Among those who understood this were the governments of Latin America, including
such heavyweights as Brazil. This is important because it shows that the State
Department was willing to pay a significant political cost in order to help the
Right in Honduras. It convinced the vast majority of Latin American governments
that it was no different than the Bush administration in its goals for the
hemisphere, which is not a pleasant outcome from a diplomatic point of view.
Why do they care so much about who runs these poor countries? As any good chess
player knows, pawns matter. The loss of a couple of pawns at the beginning of
the came can often make a difference between a win or a loss. They are looking
at these countries mostly in straight power terms. Governments that are in
agreement with maximizing U.S. power in the world, they like. Those who have
other goals - not necessarily antagonistic to the United States -- they don't like.
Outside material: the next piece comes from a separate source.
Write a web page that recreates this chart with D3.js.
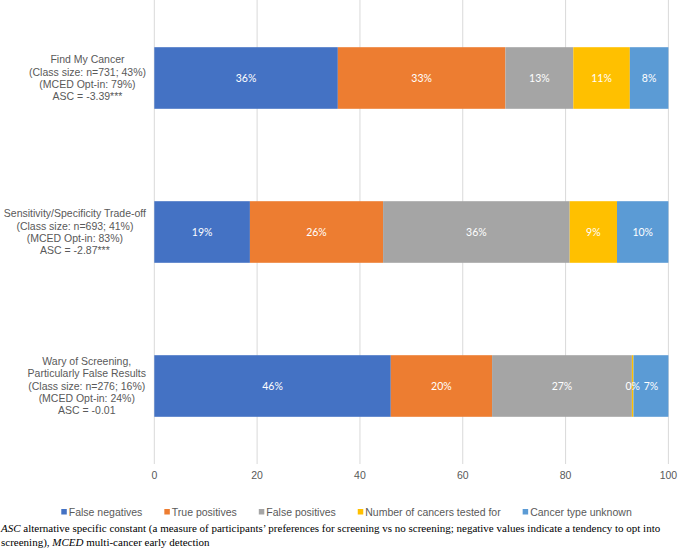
<!DOCTYPE html>
<html>
<head>
<meta charset="utf-8">
<script src="https://cdn.jsdelivr.net/npm/d3@7"></script>
<style>
  body { margin: 0; background: #fff; }
  svg { display: block; }
</style>
</head>
<body>
<div id="container"></div>
<script>
// class labels, one array of lines per bar
const classes = [
  ["Find My Cancer", "(Class size: n=731; 43%)", "(MCED Opt-in: 79%)", "ASC = -3.39***"],
  ["Sensitivity/Specificity Trade-off", "(Class size: n=693; 41%)", "(MCED Opt-in: 83%)", "ASC = -2.87***"],
  ["Wary of Screening,", "Particularly False Results", "(Class size: n=276; 16%)", "(MCED Opt-in: 24%)", "ASC = -0.01"]
]
const series = ["False negatives", "True positives", "False positives", "Number of cancers tested for", "Cancer type unknown"]
const colors = ["#4472C4", "#ED7D31", "#A5A5A5", "#FFC000", "#5B9BD5"]
// segment values per series (bar order as in classes)
const falseNeg = [35.7, 18.6, 46.0]
const truePos = [32.6, 25.9, 19.7]
const falsePos = [13.2, 36.3, 27.2]
const numTested = [11.0, 9.2, 0.3]
const typeUnknown = [7.5, 10.0, 6.8]
const segLabels = [
  ["36%", "19%", "46%"],
  ["33%", "26%", "20%"],
  ["13%", "36%", "27%"],
  ["11%", "9%", "0%"],
  ["8%", "10%", "7%"]
]
const xTicks = [0, 20, 40, 60, 80, 100]

const W = 678, H = 549
const svg = d3.select('#container').append('svg').attr('width', W).attr('height', H)
const font = "'Liberation Sans', Arial, sans-serif"
const grey = "#595959"

const x = d3.scaleLinear().domain([0, 100]).range([154.3, 668.4])
const y = d3.scaleBand().domain(d3.range(classes.length)).range([1, 463]).paddingInner(0.6).paddingOuter(0.3)

// gridlines
svg.append('g').selectAll('line').data(xTicks).join('line')
  .attr('x1', d => x(d)).attr('x2', d => x(d))
  .attr('y1', 0).attr('y2', 464)
  .attr('stroke', '#d9d9d9').attr('stroke-width', 1)

const table = classes.map((c, i) => ({
  i, vals: [falseNeg[i], truePos[i], falsePos[i], numTested[i], typeUnknown[i]]
}))
const stacked = d3.stack().keys(d3.range(series.length)).value((d, k) => d.vals[k])(table)

const layers = svg.append('g').selectAll('g').data(stacked).join('g')
  .attr('fill', (d, k) => colors[k])
layers.selectAll('rect').data(d => d).join('rect')
  .attr('x', d => x(d[0]))
  .attr('width', d => x(d[1]) - x(d[0]))
  .attr('y', d => y(d.data.i))
  .attr('height', y.bandwidth())

// segment labels, drawn above all bars so the 0% one is not hidden
const labelLayer = svg.append('g')
stacked.forEach((layer, k) => {
  labelLayer.append('g').selectAll('text').data(layer).join('text')
    .attr('x', d => (x(d[0]) + x(d[1])) / 2)
    .attr('y', d => y(d.data.i) + y.bandwidth() / 2)
    .attr('dy', '0.35em')
    .attr('text-anchor', 'middle')
    .attr('fill', '#fff')
    .style('font-family', "Lato, 'Open Sans', sans-serif")
    .style('font-size', '10.5px')
    .text(d => segLabels[k][d.data.i])
})

// category labels: block right edge at 146, lines centred in block
const labelG = svg.append('g')
classes.forEach((lines, i) => {
  const g = labelG.append('g')
  const lh = 12.2
  const cy = y(i) + y.bandwidth() / 2
  const texts = lines.map((t, j) => g.append('text')
    .attr('y', cy + (j - (lines.length - 1) / 2) * lh)
    .attr('dy', '0.35em')
    .attr('text-anchor', 'middle')
    .attr('fill', grey)
    .style('font-family', font)
    .style('font-size', '10.5px')
    .text(t))
  const maxW = d3.max(texts, t => t.node().getComputedTextLength())
  texts.forEach(t => t.attr('x', 146 - maxW / 2))
})

// x axis tick labels
svg.append('g').selectAll('text').data(xTicks).join('text')
  .attr('x', d => x(d)).attr('y', 475).attr('dy', '0.35em')
  .attr('text-anchor', 'middle')
  .attr('fill', grey)
  .style('font-family', font).style('font-size', '10.5px')
  .text(d => d)

// legend
const legend = svg.append('g')
let lx = 0
const items = series.map((s, k) => {
  const g = legend.append('g')
  g.append('rect').attr('x', 0).attr('y', 509).attr('width', 5.5).attr('height', 5.5).attr('fill', colors[k])
  const t = g.append('text').attr('x', 7.5).attr('y', 512).attr('dy', '0.35em')
    .attr('fill', grey)
    .style('font-family', font).style('font-size', '10.5px')
    .text(s)
  lx += 7.5 + t.node().getComputedTextLength() + 22
  return g
})
const totalW = lx - 22
lx = (67 + 626) / 2 - totalW / 2
items.forEach(g => {
  const w = g.select('text').node().getComputedTextLength()
  g.attr('transform', `translate(${lx},0)`)
  lx += 7.5 + w + 22
})

// caption
const cap = svg.append('g').style('font-family', "'Liberation Serif', 'Times New Roman', serif")
  .style('font-size', '11px').attr('fill', '#000')
const l1 = cap.append('text').attr('x', 1).attr('y', 532)
l1.append('tspan').style('font-style', 'italic').text('ASC')
l1.append('tspan').text(' alternative specific constant (a measure of participants\u2019 preferences for screening vs no screening; negative values indicate a tendency to opt into')
const l2 = cap.append('text').attr('x', 1).attr('y', 545.5)
l2.append('tspan').text('screening), ')
l2.append('tspan').style('font-style', 'italic').text('MCED')
l2.append('tspan').text(' multi-cancer early detection')
</script>
</body>
</html>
Not surprisingly, the Obama administration's closest allies in the hemisphere
are right-wing governments such as Colombia or Panama, even though President
Obama himself is not a right-wing politician. This highlights the continuity of
the politics of control. The victory of the Right in Chile last week, the first
time that it has won an election in half a century, was a significant victory
for the U.S. government. If Lula de Silva's Workers' Party were to lose the
presidential election in Brazil this fall, that would really be a huge win for
the State Department. While U.S. officials under both Bush and Obama have
maintained a friendly posture toward Brazil, it is obvious that they deeply
resent the changes in Brazilian foreign policy that have allied it with other
social democratic governments in the hemisphere, and its independent foreign
policy stances with regard to the Middle East, Iran, and elsewhere.
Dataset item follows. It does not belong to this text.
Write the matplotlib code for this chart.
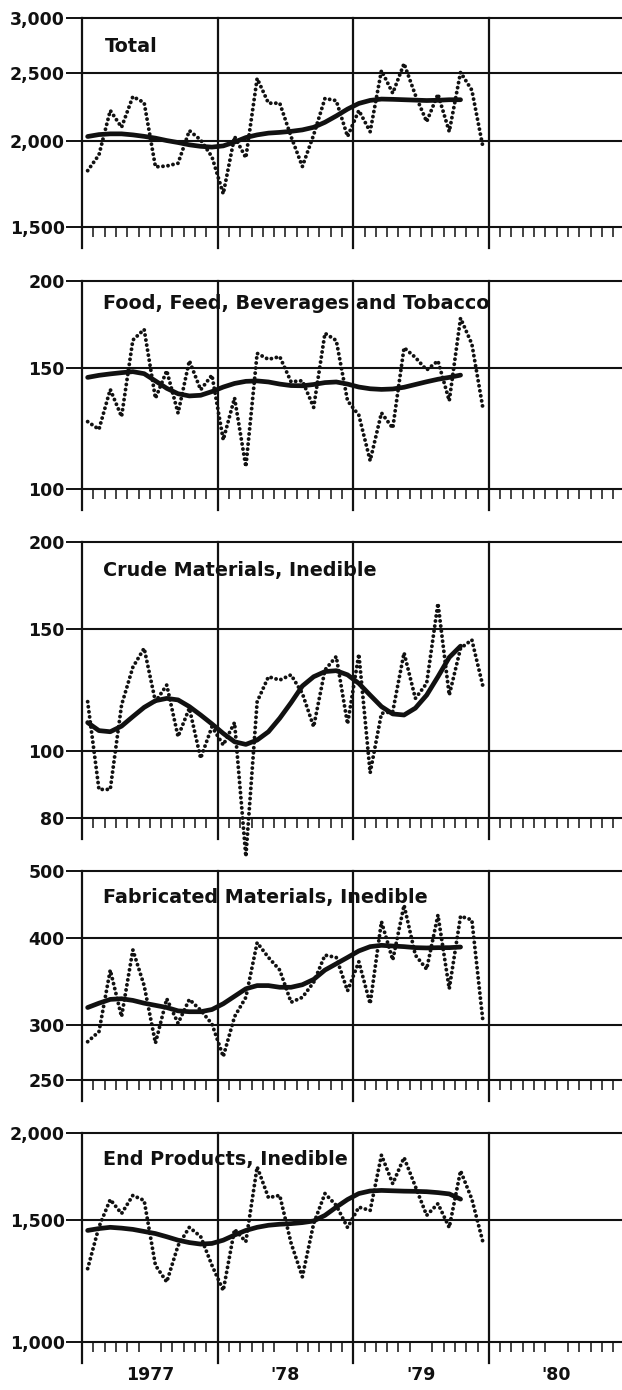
import numpy as np
import matplotlib
matplotlib.use("Agg")
import matplotlib.pyplot as plt
from matplotlib.ticker import FixedLocator, NullLocator, FixedFormatter

# ---------------- data (monthly, Jan 1977 - Dec 1979) ----------------
total = [1810, 1907, 2210, 2090, 2314, 2268, 1833, 1838, 1855, 2067, 2004, 1895,
         1676, 2027, 1889, 2458, 2264, 2264, 2027, 1835, 2038, 2300, 2283, 2027,
         2210, 2060, 2523, 2340, 2582, 2326, 2129, 2333, 2060, 2508, 2364, 1950]
total_trend = [2027, 2040, 2045, 2045, 2038, 2028, 2016, 2000, 1987, 1972, 1962, 1957,
               1965, 1990, 2020, 2038, 2050, 2055, 2062, 2072, 2090, 2125, 2170, 2220,
               2262, 2285, 2295, 2293, 2290, 2287, 2284, 2286, 2290, 2290]

food = [125.3, 122.1, 139.5, 127.4, 164.4, 170.4, 135.4, 148.5, 128.9, 153.5, 139.3, 146.3,
        117.9, 135.6, 107.8, 157.3, 154.2, 155.6, 143.1, 143.6, 131.4, 168.2, 164.2, 134.3,
        128.0, 110.0, 129.0, 122.6, 160.3, 155.2, 148.8, 153.4, 134.3, 176.9, 162.3, 130.4]
food_trend = [145.2, 146.2, 146.9, 147.5, 148.0, 147.0, 143.5, 140.0, 137.5, 136.5, 136.8, 138.5,
              140.6, 142.3, 143.3, 143.5, 143.0, 142.0, 141.3, 141.2, 141.8, 142.7, 143.0, 142.0,
              140.6, 139.8, 139.5, 139.7, 140.5, 141.8, 143.1, 144.3, 145.2, 146.3]

crude = [117.7, 87.9, 87.9, 116.4, 132.0, 140.6, 117.7, 124.4, 104.8, 115.2, 97.5, 108.3,
         101.9, 109.8, 70.3, 117.7, 127.9, 126.5, 128.7, 121.0, 108.3, 130.8, 136.8, 109.3,
         137.9, 92.9, 113.2, 113.9, 138.5, 119.0, 125.1, 163.3, 120.3, 140.6, 144.6, 123.5]
crude_trend = [109.8, 106.9, 106.5, 108.5, 112.0, 115.5, 118.1, 119.0, 118.4, 115.8, 112.6, 109.3,
               105.9, 103.0, 102.1, 103.6, 106.5, 111.4, 117.3, 124.0, 127.9, 130.1, 130.5, 128.7,
               125.1, 120.3, 115.8, 113.0, 112.6, 115.2, 120.3, 127.9, 136.4, 141.6]

fabricated = [283.8, 293.4, 360.0, 308.4, 384.9, 341.9, 282.5, 327.3, 301.7, 326.6, 315.1, 301.0,
              270.1, 308.4, 328.8, 394.3, 375.4, 360.0, 323.5, 328.8, 345.6, 378.3, 375.4, 336.0,
              370.0, 321.9, 422.8, 372.2, 446.6, 378.3, 361.0, 432.2, 338.3, 430.5, 425.2, 301.7]
fabricated_trend = [317.9, 322.5, 326.6, 327.3, 325.5, 322.5, 320.2, 317.9, 314.4, 313.5, 313.5, 315.8,
                    321.9, 330.0, 338.3, 341.9, 341.9, 340.0, 340.0, 342.9, 349.0, 360.0, 367.6, 375.4,
                    383.6, 389.1, 390.8, 389.9, 389.1, 387.8, 387.4, 387.8, 387.8, 388.6]

end_products = [1275, 1464, 1603, 1530, 1625, 1598, 1289, 1220, 1376, 1462, 1418, 1289,
                1186, 1452, 1394, 1786, 1613, 1625, 1388, 1241, 1480, 1635, 1572, 1461,
                1563, 1546, 1857, 1689, 1842, 1674, 1521, 1581, 1461, 1763, 1605, 1388]
end_products_trend = [1447, 1456, 1462, 1458, 1452, 1442, 1432, 1417, 1401, 1390, 1383, 1386,
                      1401, 1425, 1447, 1462, 1472, 1477, 1480, 1485, 1493, 1521, 1563, 1603,
                      1635, 1649, 1652, 1650, 1648, 1647, 1645, 1640, 1633, 1605]

titles = ["Total", "Food, Feed, Beverages and Tobacco", "Crude Materials, Inedible",
          "Fabricated Materials, Inedible", "End Products, Inedible"]
yticks = [[1500, 2000, 2500, 3000], [100, 150, 200], [80, 100, 150, 200],
          [250, 300, 400, 500], [1000, 1500, 2000]]
year_labels = ["1977", "'78", "'79", "'80"]

series = [total, food, crude, fabricated, end_products]
trends = [total_trend, food_trend, crude_trend, fabricated_trend, end_products_trend]

# ---------------- layout ----------------
W, H = 622, 1390
fig = plt.figure(figsize=(W / 100, H / 100), dpi=100)
fig.patch.set_facecolor("white")

left_px = 82
px_per_month = 11.3
xmax = (W - left_px) / px_per_month

# (top_px, bottom_px) of each plot frame
frames = [(18.3, 227.3), (281.3, 489.3), (542.4, 817.7), (871.1, 1079.9), (1132.7, 1342.0)]
title_base = [0.839, 0.867, 0.878, 0.847, 0.846]

FONT = "DejaVu Sans"
ink = "#111111"

for k in range(5):
    top, bot = frames[k]
    ax = fig.add_axes([left_px / W, (H - bot) / H, (W - left_px) / W, (bot - top) / H])
    ax.set_facecolor("white")
    ax.set_yscale("log")
    ax.set_xlim(0, xmax)
    ax.set_ylim(yticks[k][0], yticks[k][-1])
    for s in ax.spines.values():
        s.set_visible(False)

    # grid / frame lines
    for v in yticks[k]:
        ax.axhline(v, color=ink, lw=1.5, clip_on=False, zorder=1)
    ext = -21.0 / (bot - top)
    for yr in range(0, 48, 12):
        ax.axvline(yr, ymin=ext, ymax=1, color=ink, lw=1.6, clip_on=False, zorder=1)

    # y ticks
    ax.yaxis.set_major_locator(FixedLocator(yticks[k]))
    ax.yaxis.set_minor_locator(NullLocator())
    ax.yaxis.set_major_formatter(FixedFormatter([f"{v:,}" for v in yticks[k]]))
    ax.tick_params(axis="y", which="major", direction="out", length=11.5, width=1.4,
                   color=ink, pad=1, labelsize=12.5, labelcolor=ink)
    for lab in ax.get_yticklabels():
        lab.set_fontweight("bold")
        lab.set_family(FONT)

    # x ticks: monthly minor ticks, year labels on last panel
    months = [m for m in range(1, 48) if m % 12 != 0]
    ax.xaxis.set_minor_locator(FixedLocator(months))
    ax.tick_params(axis="x", which="minor", direction="out", length=7.5, width=1.1, color=ink)
    if k == 4:
        ax.xaxis.set_major_locator(FixedLocator([6, 18, 30, 42]))
        ax.xaxis.set_major_formatter(FixedFormatter(year_labels))
        ax.tick_params(axis="x", which="major", length=0, pad=17, labelsize=12.5, labelcolor=ink)
        for lab in ax.get_xticklabels():
            lab.set_fontweight("bold")
            lab.set_family(FONT)
    else:
        ax.xaxis.set_major_locator(NullLocator())

    # data
    vals = np.array(series[k], dtype=float)
    x = np.arange(len(vals)) + 0.5
    ax.plot(x, vals, color=ink, lw=2.8, linestyle=(0, (0.01, 1.3)),
            dash_capstyle="round", solid_capstyle="round", clip_on=False, zorder=3)
    tr = np.array(trends[k], dtype=float)
    xt = np.arange(len(tr)) + 0.5
    ax.plot(xt, tr, color=ink, lw=3.4, solid_capstyle="round", zorder=4)

    ax.text(2.0 if k == 0 else 1.85, title_base[k], titles[k], transform=ax.get_xaxis_transform(),
            fontsize=13.8, fontweight="bold", family=FONT, color=ink, ha="left", va="baseline", zorder=5)

fig.savefig("out.png", dpi=100, facecolor="white")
The United States actually intervened in Brazilian politics as recently as 2005,
organizing a conference to promote a legal change that would make it more
difficult for legislators to switch parties. This would have strengthened the
opposition to Lula's Workers' Party (PT) government, since the PT has party
discipline but many opposition politicians do not. This intervention by the US
government was only discovered last year through a Freedom of Information Act
request filed in Washington. There are many other interventions taking place
throughout the hemisphere that we do not know about. The United States has been
heavily involved in Chilean politics since the 1960s, long before they even
organized the overthrow of Chilean democracy in 1973.
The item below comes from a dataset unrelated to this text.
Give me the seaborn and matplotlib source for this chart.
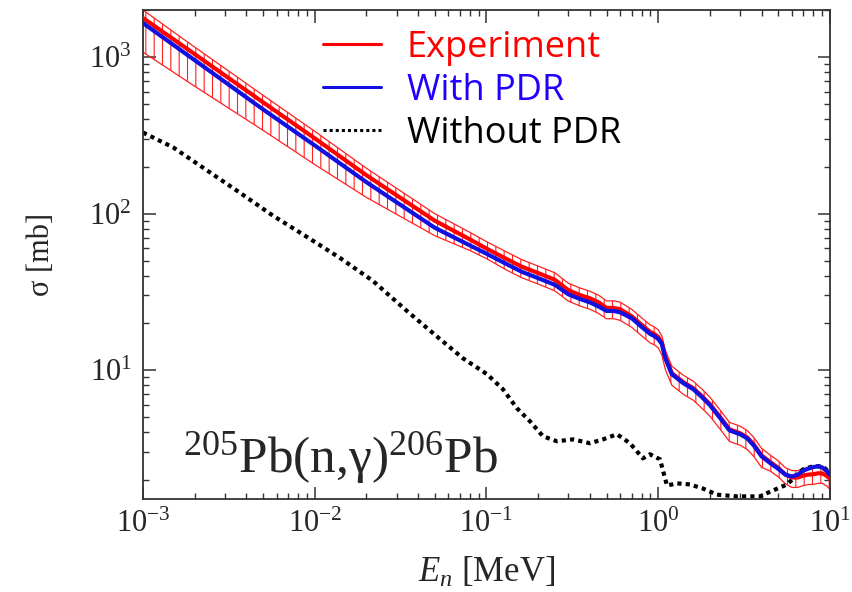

In October of 1970, President Richard Nixon was cursing in the Oval Office about
the Social Democratic President of Chile, Salvador Allende. "That son of a
bitch!" said Richard Nixon on October 15, 1970. "That son of a bitch Allende -
we're going to smash him." A few weeks later he explained why:
"The main concern in Chile is that [Allende] can consolidate himself, and the
picture projected to the world will be his success...if we let the potential
leaders in South America think they can move like Chile and have it both ways,
we will be in trouble..."
That is another reason that pawns matter, and Nixon's nightmare did in fact come
true a quarter-century later, as one country after another elected independent
left governments that Washington did not want. The United States ended up
"losing" most of the region. But they are trying to get it back, one country at
a time.
The smaller, poorer countries that are closer to the United States are the most
at risk. Honduras and Haiti will have democratic elections some day, but only
when Washington's influence over their politics is further reduced.